◆ DO THIS ◆
Leave the pictures out. Return all other data exactly.

◆ SOURCE MATERIAL ◆
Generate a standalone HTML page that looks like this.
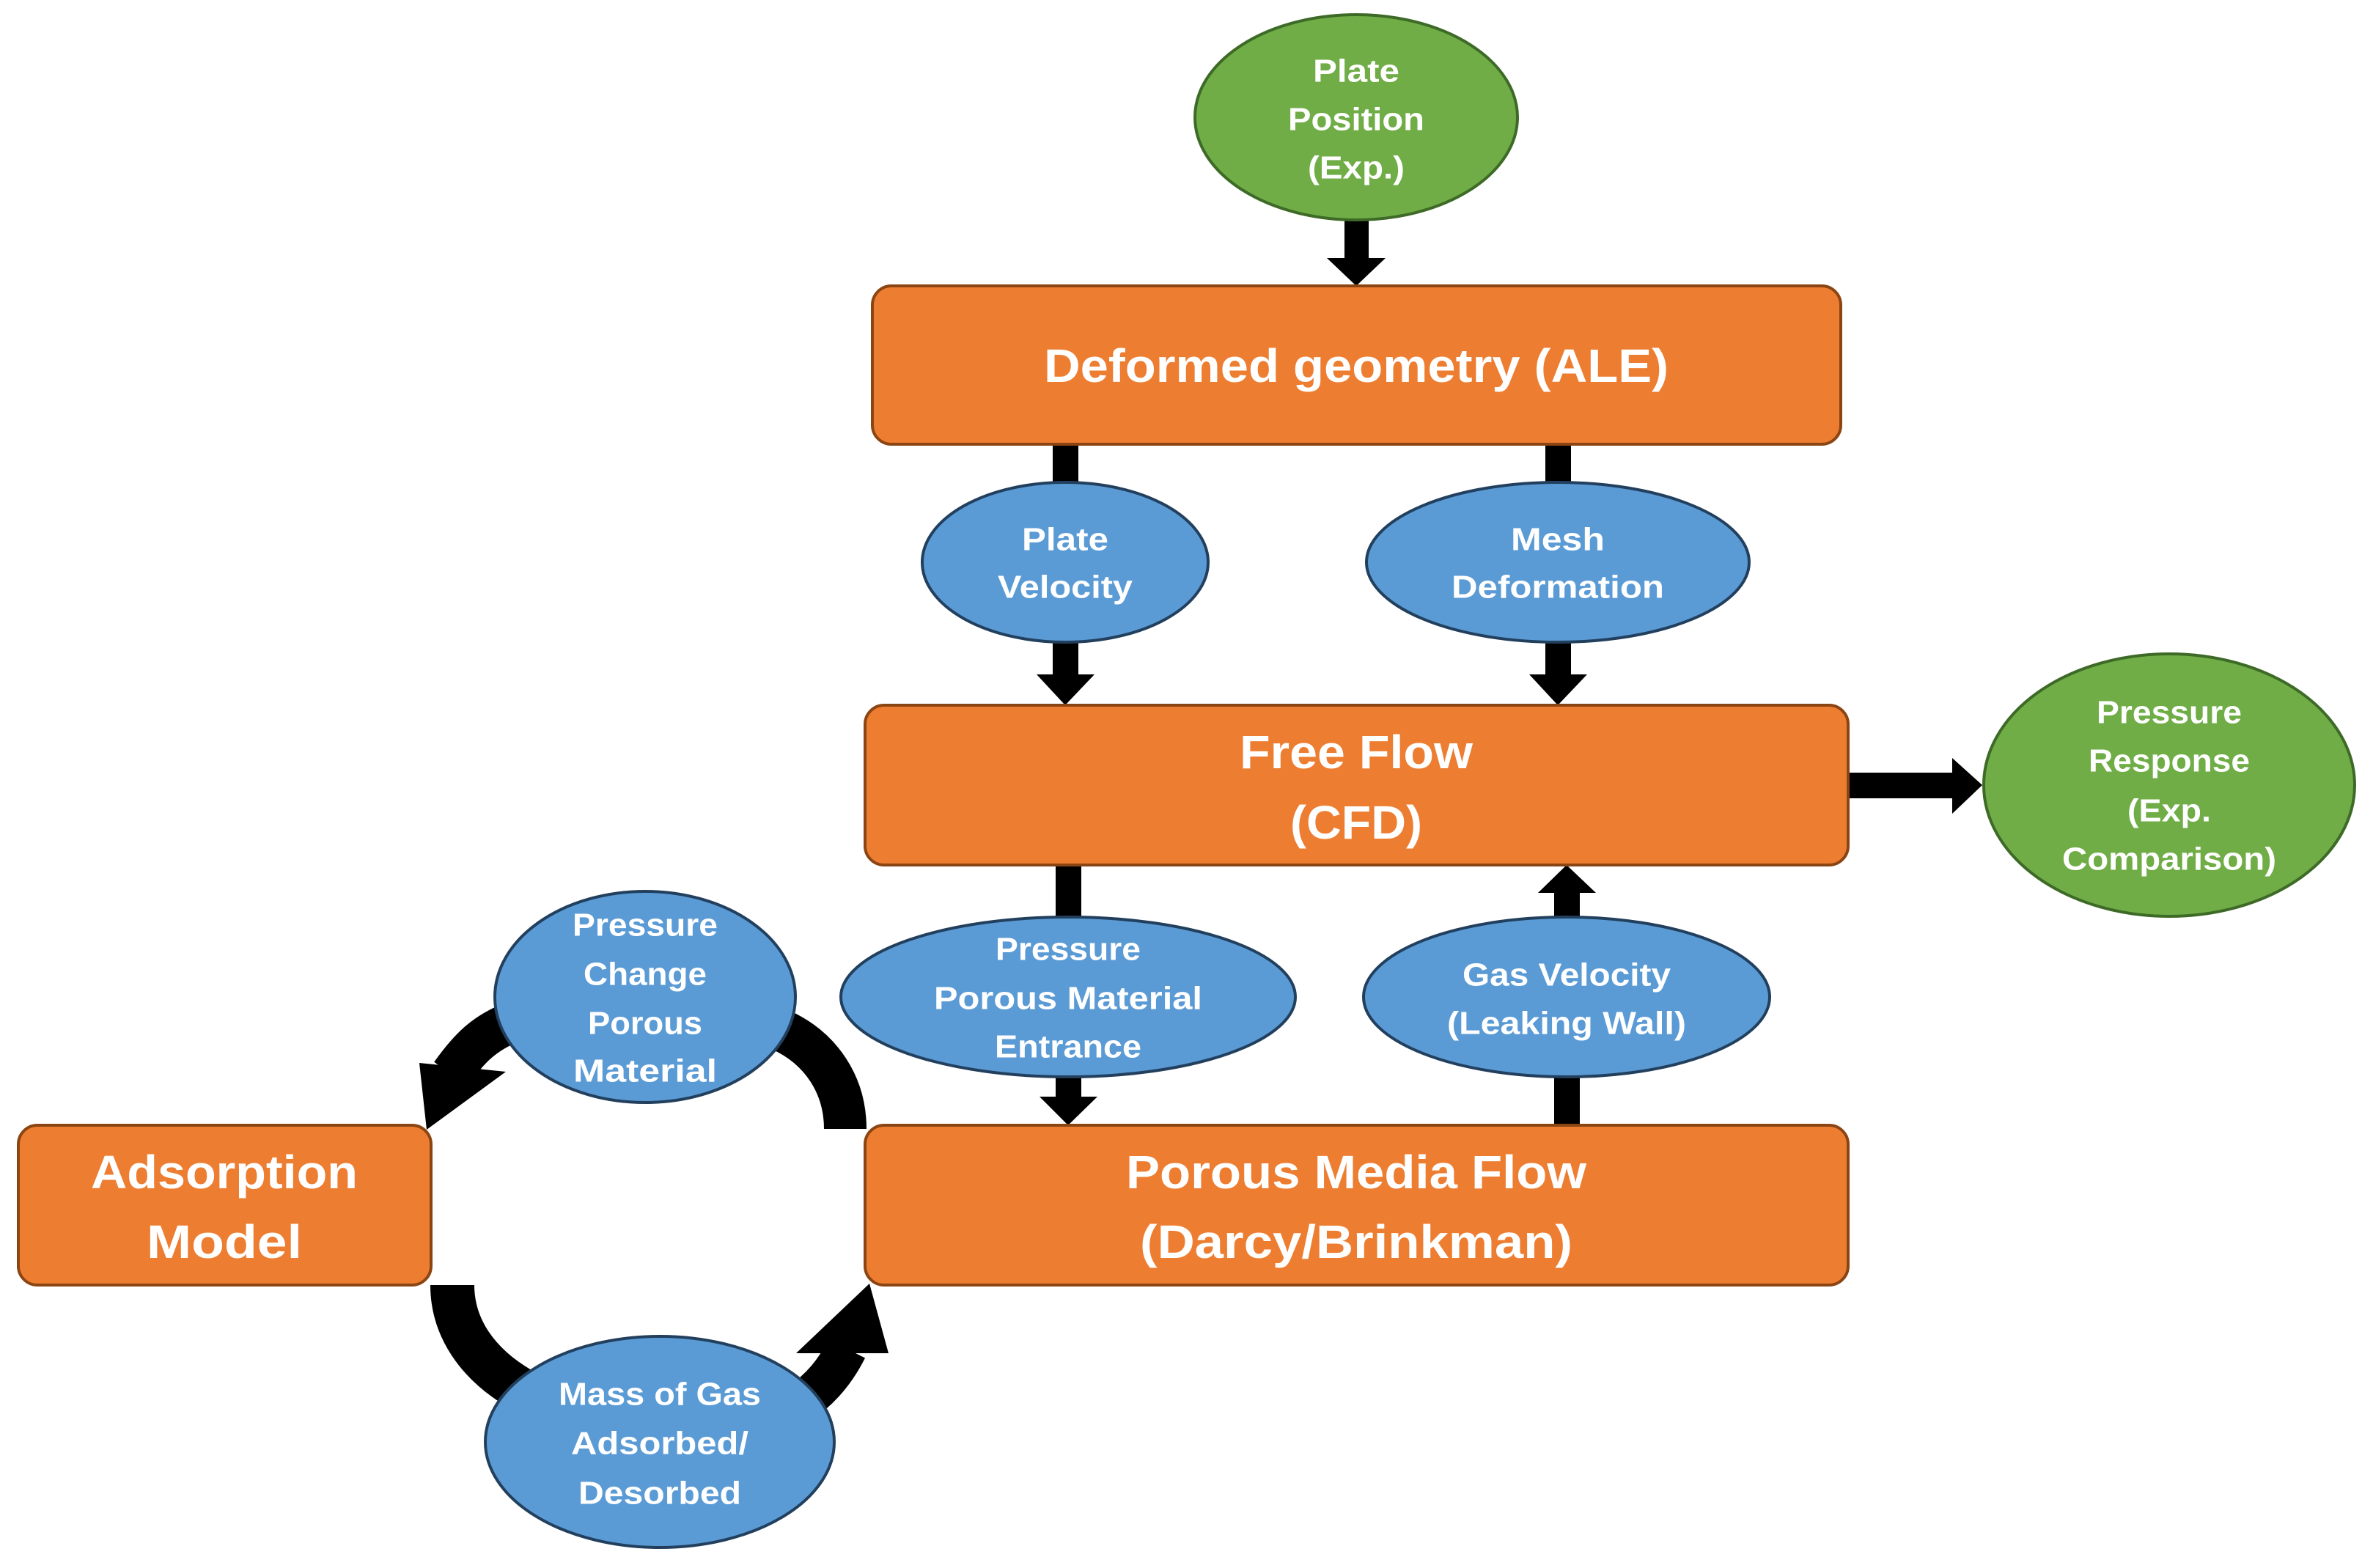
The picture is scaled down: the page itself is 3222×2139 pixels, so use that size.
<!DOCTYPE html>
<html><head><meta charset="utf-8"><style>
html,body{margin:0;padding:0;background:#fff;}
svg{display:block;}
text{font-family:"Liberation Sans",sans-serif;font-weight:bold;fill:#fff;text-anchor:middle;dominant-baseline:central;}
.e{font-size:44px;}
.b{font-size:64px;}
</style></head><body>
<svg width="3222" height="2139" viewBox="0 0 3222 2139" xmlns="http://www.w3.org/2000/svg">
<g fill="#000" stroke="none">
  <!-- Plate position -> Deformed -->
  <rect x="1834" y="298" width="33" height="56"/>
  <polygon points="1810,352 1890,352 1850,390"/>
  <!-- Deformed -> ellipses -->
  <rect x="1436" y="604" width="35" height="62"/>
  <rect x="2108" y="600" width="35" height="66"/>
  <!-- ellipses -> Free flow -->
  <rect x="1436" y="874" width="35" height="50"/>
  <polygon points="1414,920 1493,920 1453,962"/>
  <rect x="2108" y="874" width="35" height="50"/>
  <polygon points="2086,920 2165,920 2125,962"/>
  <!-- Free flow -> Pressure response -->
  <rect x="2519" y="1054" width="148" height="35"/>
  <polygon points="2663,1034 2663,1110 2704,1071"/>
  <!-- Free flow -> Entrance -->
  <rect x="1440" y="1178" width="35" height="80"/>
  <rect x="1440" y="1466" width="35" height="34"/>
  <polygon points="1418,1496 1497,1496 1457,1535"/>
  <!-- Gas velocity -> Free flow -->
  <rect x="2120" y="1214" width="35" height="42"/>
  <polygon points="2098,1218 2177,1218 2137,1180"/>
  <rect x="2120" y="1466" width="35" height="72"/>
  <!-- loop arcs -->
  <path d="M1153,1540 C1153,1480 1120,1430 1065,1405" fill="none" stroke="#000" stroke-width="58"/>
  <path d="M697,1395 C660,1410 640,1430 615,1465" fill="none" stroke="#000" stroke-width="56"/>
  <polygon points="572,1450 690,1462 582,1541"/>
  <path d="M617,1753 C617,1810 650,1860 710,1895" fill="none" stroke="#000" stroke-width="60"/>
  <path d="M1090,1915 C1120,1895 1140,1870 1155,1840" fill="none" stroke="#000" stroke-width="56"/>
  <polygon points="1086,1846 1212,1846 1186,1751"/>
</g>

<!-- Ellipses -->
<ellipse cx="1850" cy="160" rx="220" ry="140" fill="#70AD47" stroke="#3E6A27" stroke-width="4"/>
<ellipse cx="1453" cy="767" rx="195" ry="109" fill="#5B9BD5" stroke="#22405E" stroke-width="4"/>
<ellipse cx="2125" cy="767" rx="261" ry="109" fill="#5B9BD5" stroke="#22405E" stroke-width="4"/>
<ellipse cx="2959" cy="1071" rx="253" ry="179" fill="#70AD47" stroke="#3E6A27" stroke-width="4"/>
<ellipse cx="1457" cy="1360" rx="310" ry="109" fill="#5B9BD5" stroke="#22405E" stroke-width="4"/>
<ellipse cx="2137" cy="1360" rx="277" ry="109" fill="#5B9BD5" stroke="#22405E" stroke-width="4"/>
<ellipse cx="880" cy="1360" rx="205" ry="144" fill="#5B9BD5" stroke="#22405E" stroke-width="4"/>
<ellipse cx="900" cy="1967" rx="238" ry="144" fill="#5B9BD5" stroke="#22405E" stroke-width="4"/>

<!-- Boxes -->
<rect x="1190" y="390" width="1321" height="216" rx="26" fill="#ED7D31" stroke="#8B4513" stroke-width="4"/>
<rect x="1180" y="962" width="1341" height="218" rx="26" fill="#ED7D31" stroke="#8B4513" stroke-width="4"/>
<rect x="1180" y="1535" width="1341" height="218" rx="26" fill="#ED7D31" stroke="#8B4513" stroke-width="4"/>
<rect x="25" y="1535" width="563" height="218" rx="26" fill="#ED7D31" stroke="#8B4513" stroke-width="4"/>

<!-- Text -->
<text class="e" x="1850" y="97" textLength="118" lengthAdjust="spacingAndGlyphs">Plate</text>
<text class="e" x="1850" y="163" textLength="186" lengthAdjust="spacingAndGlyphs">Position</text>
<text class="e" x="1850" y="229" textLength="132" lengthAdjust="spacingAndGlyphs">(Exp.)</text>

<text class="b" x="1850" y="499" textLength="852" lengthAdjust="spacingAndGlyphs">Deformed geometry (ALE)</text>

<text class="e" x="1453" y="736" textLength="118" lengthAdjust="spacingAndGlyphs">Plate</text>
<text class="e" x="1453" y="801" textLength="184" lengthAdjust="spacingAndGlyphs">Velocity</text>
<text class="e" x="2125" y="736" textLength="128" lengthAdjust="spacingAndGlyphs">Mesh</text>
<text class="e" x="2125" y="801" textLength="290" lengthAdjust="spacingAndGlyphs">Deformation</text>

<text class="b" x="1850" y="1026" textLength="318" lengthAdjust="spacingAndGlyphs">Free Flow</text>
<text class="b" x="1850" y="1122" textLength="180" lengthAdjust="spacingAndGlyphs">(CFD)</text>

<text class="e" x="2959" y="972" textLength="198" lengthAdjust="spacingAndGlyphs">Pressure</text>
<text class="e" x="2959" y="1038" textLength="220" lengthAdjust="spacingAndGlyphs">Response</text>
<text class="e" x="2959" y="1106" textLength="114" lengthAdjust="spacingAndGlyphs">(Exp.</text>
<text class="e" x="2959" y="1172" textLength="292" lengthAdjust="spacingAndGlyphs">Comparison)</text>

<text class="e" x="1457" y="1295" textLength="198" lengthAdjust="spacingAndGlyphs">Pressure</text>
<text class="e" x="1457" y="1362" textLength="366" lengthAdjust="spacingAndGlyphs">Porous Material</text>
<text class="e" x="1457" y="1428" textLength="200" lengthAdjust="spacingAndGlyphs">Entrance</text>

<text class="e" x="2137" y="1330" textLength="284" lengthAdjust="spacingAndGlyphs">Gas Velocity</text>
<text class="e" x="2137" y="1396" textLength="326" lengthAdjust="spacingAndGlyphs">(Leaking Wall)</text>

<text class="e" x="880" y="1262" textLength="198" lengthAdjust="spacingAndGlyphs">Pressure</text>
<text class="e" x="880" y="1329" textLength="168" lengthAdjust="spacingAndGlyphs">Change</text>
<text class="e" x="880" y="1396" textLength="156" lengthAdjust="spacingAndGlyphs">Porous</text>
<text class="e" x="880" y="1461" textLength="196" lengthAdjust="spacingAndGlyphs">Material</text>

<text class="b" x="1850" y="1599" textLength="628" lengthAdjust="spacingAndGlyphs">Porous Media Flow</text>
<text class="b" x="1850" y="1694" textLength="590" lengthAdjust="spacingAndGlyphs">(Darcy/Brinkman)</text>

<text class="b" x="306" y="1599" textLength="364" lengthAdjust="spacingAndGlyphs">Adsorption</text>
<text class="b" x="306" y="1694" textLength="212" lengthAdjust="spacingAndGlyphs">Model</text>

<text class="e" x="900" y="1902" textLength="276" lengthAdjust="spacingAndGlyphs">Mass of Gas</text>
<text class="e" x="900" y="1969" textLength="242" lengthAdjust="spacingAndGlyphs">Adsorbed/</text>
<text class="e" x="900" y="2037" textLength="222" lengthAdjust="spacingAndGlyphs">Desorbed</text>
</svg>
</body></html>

◆ FINISHED EXERCISE ◆
Generate a standalone HTML page that looks like this.
The picture is scaled down: the page itself is 3222×2139 pixels, so use that size.
<!DOCTYPE html>
<html><head><meta charset="utf-8"><style>
html,body{margin:0;padding:0;background:#fff;}
svg{display:block;}
text{font-family:"Liberation Sans",sans-serif;font-weight:bold;fill:#fff;text-anchor:middle;dominant-baseline:central;}
.e{font-size:44px;}
.b{font-size:64px;}
</style></head><body>
<svg width="3222" height="2139" viewBox="0 0 3222 2139" xmlns="http://www.w3.org/2000/svg">
<g fill="#000" stroke="none">
  <!-- Plate position -> Deformed -->
  <rect x="1834" y="298" width="33" height="56"/>
  <polygon points="1810,352 1890,352 1850,390"/>
  <!-- Deformed -> ellipses -->
  <rect x="1436" y="604" width="35" height="62"/>
  <rect x="2108" y="600" width="35" height="66"/>
  <!-- ellipses -> Free flow -->
  <rect x="1436" y="874" width="35" height="50"/>
  <polygon points="1414,920 1493,920 1453,962"/>
  <rect x="2108" y="874" width="35" height="50"/>
  <polygon points="2086,920 2165,920 2125,962"/>
  <!-- Free flow -> Pressure response -->
  <rect x="2519" y="1054" width="148" height="35"/>
  <polygon points="2663,1034 2663,1110 2704,1071"/>
  <!-- Free flow -> Entrance -->
  <rect x="1440" y="1178" width="35" height="80"/>
  <rect x="1440" y="1466" width="35" height="34"/>
  <polygon points="1418,1496 1497,1496 1457,1535"/>
  <!-- Gas velocity -> Free flow -->
  <rect x="2120" y="1214" width="35" height="42"/>
  <polygon points="2098,1218 2177,1218 2137,1180"/>
  <rect x="2120" y="1466" width="35" height="72"/>
  <!-- loop arcs -->
  <path d="M1153,1540 C1153,1480 1120,1430 1065,1405" fill="none" stroke="#000" stroke-width="58"/>
  <path d="M697,1395 C660,1410 640,1430 615,1465" fill="none" stroke="#000" stroke-width="56"/>
  <polygon points="572,1450 690,1462 582,1541"/>
  <path d="M617,1753 C617,1810 650,1860 710,1895" fill="none" stroke="#000" stroke-width="60"/>
  <path d="M1090,1915 C1120,1895 1140,1870 1155,1840" fill="none" stroke="#000" stroke-width="56"/>
  <polygon points="1086,1846 1212,1846 1186,1751"/>
</g>

<!-- Ellipses -->
<ellipse cx="1850" cy="160" rx="220" ry="140" fill="#70AD47" stroke="#3E6A27" stroke-width="4"/>
<ellipse cx="1453" cy="767" rx="195" ry="109" fill="#5B9BD5" stroke="#22405E" stroke-width="4"/>
<ellipse cx="2125" cy="767" rx="261" ry="109" fill="#5B9BD5" stroke="#22405E" stroke-width="4"/>
<ellipse cx="2959" cy="1071" rx="253" ry="179" fill="#70AD47" stroke="#3E6A27" stroke-width="4"/>
<ellipse cx="1457" cy="1360" rx="310" ry="109" fill="#5B9BD5" stroke="#22405E" stroke-width="4"/>
<ellipse cx="2137" cy="1360" rx="277" ry="109" fill="#5B9BD5" stroke="#22405E" stroke-width="4"/>
<ellipse cx="880" cy="1360" rx="205" ry="144" fill="#5B9BD5" stroke="#22405E" stroke-width="4"/>
<ellipse cx="900" cy="1967" rx="238" ry="144" fill="#5B9BD5" stroke="#22405E" stroke-width="4"/>

<!-- Boxes -->
<rect x="1190" y="390" width="1321" height="216" rx="26" fill="#ED7D31" stroke="#8B4513" stroke-width="4"/>
<rect x="1180" y="962" width="1341" height="218" rx="26" fill="#ED7D31" stroke="#8B4513" stroke-width="4"/>
<rect x="1180" y="1535" width="1341" height="218" rx="26" fill="#ED7D31" stroke="#8B4513" stroke-width="4"/>
<rect x="25" y="1535" width="563" height="218" rx="26" fill="#ED7D31" stroke="#8B4513" stroke-width="4"/>

<!-- Text -->
<text class="e" x="1850" y="97" textLength="118" lengthAdjust="spacingAndGlyphs">Plate</text>
<text class="e" x="1850" y="163" textLength="186" lengthAdjust="spacingAndGlyphs">Position</text>
<text class="e" x="1850" y="229" textLength="132" lengthAdjust="spacingAndGlyphs">(Exp.)</text>

<text class="b" x="1850" y="499" textLength="852" lengthAdjust="spacingAndGlyphs">Deformed geometry (ALE)</text>

<text class="e" x="1453" y="736" textLength="118" lengthAdjust="spacingAndGlyphs">Plate</text>
<text class="e" x="1453" y="801" textLength="184" lengthAdjust="spacingAndGlyphs">Velocity</text>
<text class="e" x="2125" y="736" textLength="128" lengthAdjust="spacingAndGlyphs">Mesh</text>
<text class="e" x="2125" y="801" textLength="290" lengthAdjust="spacingAndGlyphs">Deformation</text>

<text class="b" x="1850" y="1026" textLength="318" lengthAdjust="spacingAndGlyphs">Free Flow</text>
<text class="b" x="1850" y="1122" textLength="180" lengthAdjust="spacingAndGlyphs">(CFD)</text>

<text class="e" x="2959" y="972" textLength="198" lengthAdjust="spacingAndGlyphs">Pressure</text>
<text class="e" x="2959" y="1038" textLength="220" lengthAdjust="spacingAndGlyphs">Response</text>
<text class="e" x="2959" y="1106" textLength="114" lengthAdjust="spacingAndGlyphs">(Exp.</text>
<text class="e" x="2959" y="1172" textLength="292" lengthAdjust="spacingAndGlyphs">Comparison)</text>

<text class="e" x="1457" y="1295" textLength="198" lengthAdjust="spacingAndGlyphs">Pressure</text>
<text class="e" x="1457" y="1362" textLength="366" lengthAdjust="spacingAndGlyphs">Porous Material</text>
<text class="e" x="1457" y="1428" textLength="200" lengthAdjust="spacingAndGlyphs">Entrance</text>

<text class="e" x="2137" y="1330" textLength="284" lengthAdjust="spacingAndGlyphs">Gas Velocity</text>
<text class="e" x="2137" y="1396" textLength="326" lengthAdjust="spacingAndGlyphs">(Leaking Wall)</text>

<text class="e" x="880" y="1262" textLength="198" lengthAdjust="spacingAndGlyphs">Pressure</text>
<text class="e" x="880" y="1329" textLength="168" lengthAdjust="spacingAndGlyphs">Change</text>
<text class="e" x="880" y="1396" textLength="156" lengthAdjust="spacingAndGlyphs">Porous</text>
<text class="e" x="880" y="1461" textLength="196" lengthAdjust="spacingAndGlyphs">Material</text>

<text class="b" x="1850" y="1599" textLength="628" lengthAdjust="spacingAndGlyphs">Porous Media Flow</text>
<text class="b" x="1850" y="1694" textLength="590" lengthAdjust="spacingAndGlyphs">(Darcy/Brinkman)</text>

<text class="b" x="306" y="1599" textLength="364" lengthAdjust="spacingAndGlyphs">Adsorption</text>
<text class="b" x="306" y="1694" textLength="212" lengthAdjust="spacingAndGlyphs">Model</text>

<text class="e" x="900" y="1902" textLength="276" lengthAdjust="spacingAndGlyphs">Mass of Gas</text>
<text class="e" x="900" y="1969" textLength="242" lengthAdjust="spacingAndGlyphs">Adsorbed/</text>
<text class="e" x="900" y="2037" textLength="222" lengthAdjust="spacingAndGlyphs">Desorbed</text>
</svg>
</body></html>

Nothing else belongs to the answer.